The Part A fund’s overseers — the Boards of Trustees of the Federal Hospital Insurance and Federal Supplementary Medical Insurance Trust Funds — said back in 2009, before the Affordable Care Act passed, that the banked money used to make up the difference between income (such as taxes) and expenses for Part A would be depleted in 2017.
But then the Affordable Care Act passed. The trustees reported that the act’s lower expenditures (cutting rates to providers) and increased revenues (a payroll tax hike for wealthier people in 2013) “improves the financial outlook for Medicare substantially.”

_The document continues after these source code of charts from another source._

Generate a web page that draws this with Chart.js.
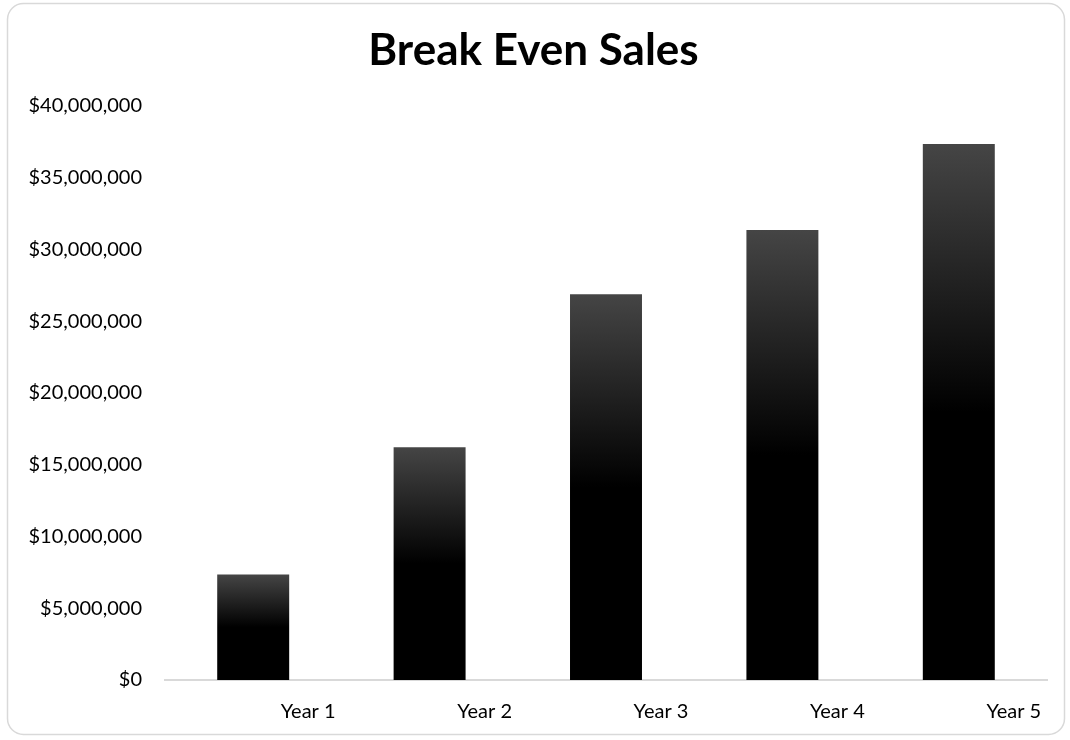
<!DOCTYPE html>
<html>
<head>
<meta charset="utf-8">
<script src="https://cdn.jsdelivr.net/npm/chart.js@4/dist/chart.umd.min.js"></script>
<style>
  html, body { margin: 0; padding: 0; background: #fff; }
  #wrap { position: relative; width: 1070px; height: 740px; }
</style>
</head>
<body>
<div id="wrap"><canvas id="breakEven" width="1070" height="740"></canvas></div>
<script>
var anos = ['Year 1', 'Year 2', 'Year 3', 'Year 4', 'Year 5'];
var vendasEquilibrio = [7350000, 16210000, 26880000, 31350000, 37340000];
var ticksY = [0, 5000000, 10000000, 15000000, 20000000, 25000000, 30000000, 35000000, 40000000];

var fonte = 'Lato, "Open Sans", sans-serif';

// moldura arredondada em volta do grafico
var moldura = {
  id: 'moldura',
  beforeDraw(chart) {
    var ctx = chart.ctx;
    ctx.save();
    ctx.strokeStyle = '#d9d9d9';
    ctx.lineWidth = 1.5;
    ctx.beginPath();
    ctx.roundRect(7.5, 3.5, 1057, 731, 16);
    ctx.stroke();
    ctx.restore();
  }
};

// cada barra: cinza no topo, preto a partir da metade
function gradienteBarra(context) {
  var chart = context.chart;
  if (!chart.chartArea || context.type !== 'data') return '#000';
  var y = chart.scales.y;
  var topo = y.getPixelForValue(context.raw);
  var base = y.getPixelForValue(0);
  var g = chart.ctx.createLinearGradient(0, topo, 0, base);
  g.addColorStop(0, '#454545');
  g.addColorStop(0.5, '#000000');
  g.addColorStop(1, '#000000');
  return g;
}

new Chart(document.getElementById('breakEven'), {
  type: 'bar',
  plugins: [moldura],
  data: {
    labels: anos,
    datasets: [{
      label: 'Break Even Sales',
      data: vendasEquilibrio,
      backgroundColor: gradienteBarra,
      borderWidth: 0,
      barPercentage: 1,
      categoryPercentage: 0.408
    }]
  },
  options: {
    responsive: false,
    animation: false,
    layout: { padding: { left: 20, right: 23, top: 24, bottom: 20 } },
    plugins: {
      legend: { display: false },
      tooltip: { enabled: false },
      title: {
        display: true,
        text: 'Break Even Sales',
        color: '#000',
        font: { family: fonte, size: 44, weight: 'bold' },
        padding: { top: 0, bottom: 29 }
      }
    },
    scales: {
      x: {
        afterFit(axis) {
          axis.height = 40;
        },
        grid: { display: false, drawTicks: false },
        border: { display: true, color: '#d9d9d9', width: 2 },
        ticks: {
          color: '#000',
          font: { family: fonte, size: 20 },
          padding: 20,
          labelOffset: 55,
          maxRotation: 0
        }
      },
      y: {
        min: 0,
        max: 40000000,
        afterBuildTicks(axis) {
          axis.ticks = ticksY.map(v => ({ value: v }));
        },
        afterFit(axis) {
          axis.width = 145;
        },
        grid: { display: false, drawTicks: false },
        border: { display: false },
        ticks: {
          color: '#000',
          font: { family: fonte, size: 20 },
          padding: 23,
          callback: v => '$' + Number(v).toLocaleString('en-US')
        }
      }
    }
  }
});
</script>
</body>
</html>
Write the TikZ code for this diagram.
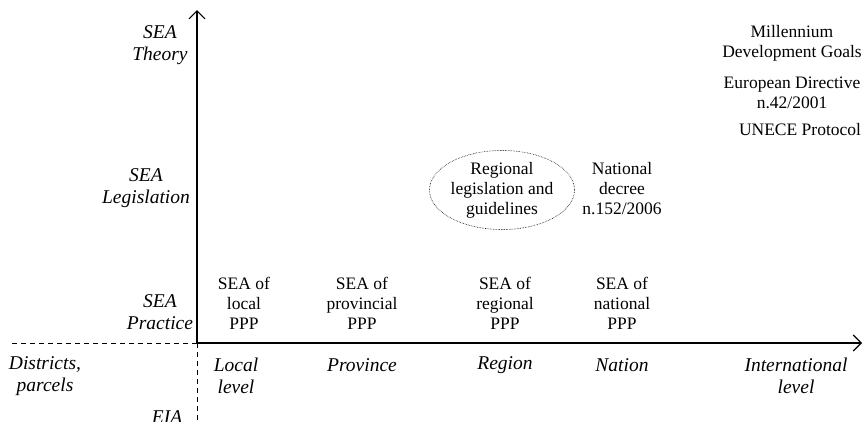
\documentclass[tikz,border=0pt]{standalone}
\usepackage{fontspec}
\setmainfont{Liberation Serif}
\usetikzlibrary{arrows.meta,shapes.geometric}
\begin{document}
\begin{tikzpicture}[x=1pt,y=-1pt,
  txt/.style={font=\fontsize{17.5}{20}\selectfont, align=center, inner sep=0pt},
  itx/.style={txt, font=\fontsize{19.5}{22.5}\selectfont\itshape},
  axis/.style={line width=1.1pt},
  dashaxis/.style={line width=1pt, dash pattern=on 5pt off 4pt}]
\useasboundingbox (0,0) rectangle (864,421);
\coordinate (O) at (197,343);
\coordinate (top) at (197,10);
\coordinate (right) at (862,343);
\coordinate (left) at (10,343);
\coordinate (bottom) at (197,421);
\draw[axis,-{Straight Barb[length=8pt,width=16pt]}] (O) -- (top);
\draw[axis,-{Straight Barb[length=8pt,width=16pt]}] (O) -- (right);
\draw[dashaxis] (O) -- (left);
\draw[dashaxis] (O) -- (bottom);
% vertical axis labels
\node[itx] (theory) at (160,45) {SEA\\Theory};
\node[itx] (legis) at (146,188) {SEA\\Legislation};
\node[itx] (pract) at (160,312) {SEA\\Practice};
% horizontal axis labels
\node[itx] (dist) at (45,376) {Districts,\\parcels};
\node[itx] (eia) at (167,417) {EIA};
\node[itx] (local) at (236,376) {Local\\level};
\node[itx] (prov) at (362,365) {Province};
\node[itx] (reg) at (505,365) {Region};
\node[itx] (nat) at (622,365) {Nation};
\node[itx] (intl) at (796,376) {International\\level};
% practice
\node[txt] (p1) at (244,303) {SEA of\\local\\PPP};
\node[txt] (p2) at (362,303) {SEA of\\provincial\\PPP};
\node[txt] (p3) at (505,303) {SEA of\\regional\\PPP};
\node[txt] (p4) at (622,303) {SEA of\\national\\PPP};
% legislation
\node[txt, ellipse, draw, densely dotted, line width=0.6pt, minimum width=139pt, minimum height=76pt, inner sep=0pt] (rl) at (502,190) {Regional\\legislation and\\guidelines};
\node[txt] (nd) at (622,189) {National\\decree\\n.152/2006};
% theory
\node[txt] (mdg) at (792,43) {Millennium\\Development Goals};
\node[txt] (ed) at (792,93) {European Directive\\n.42/2001};
\node[txt] (un) at (800,130) {UNECE Protocol};
\end{tikzpicture}
\end{document}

The trustees reported in 2010 that health care reform would delay the Part A trust fund’s insolvency until 2029. By 2011, the trustees moved that insolvency estimate back to 2024.
So, to sum up:
Chris Collins supported the Ryan budget, which also assumed a $716 billion reduction in Medicare expenses. When he attacks Kathy Hochul for this, it flies right back in his face, because he says $716 billion doesn’t go far enough, and would like to voucherize Medicare and reduce other “entitlement” programs. Hochul needs to go on the offensive on this point – the Obama/Hochul cuts expand Medicare benefits and ensure the program’s continued solvency, while Collins’ cuts turn Medicare into something resembling the awful system we have today for most Americans, and threatens the solvency of Part A going past 2016.
Chris Collins, therefore, is a disaster for seniors in NY-27.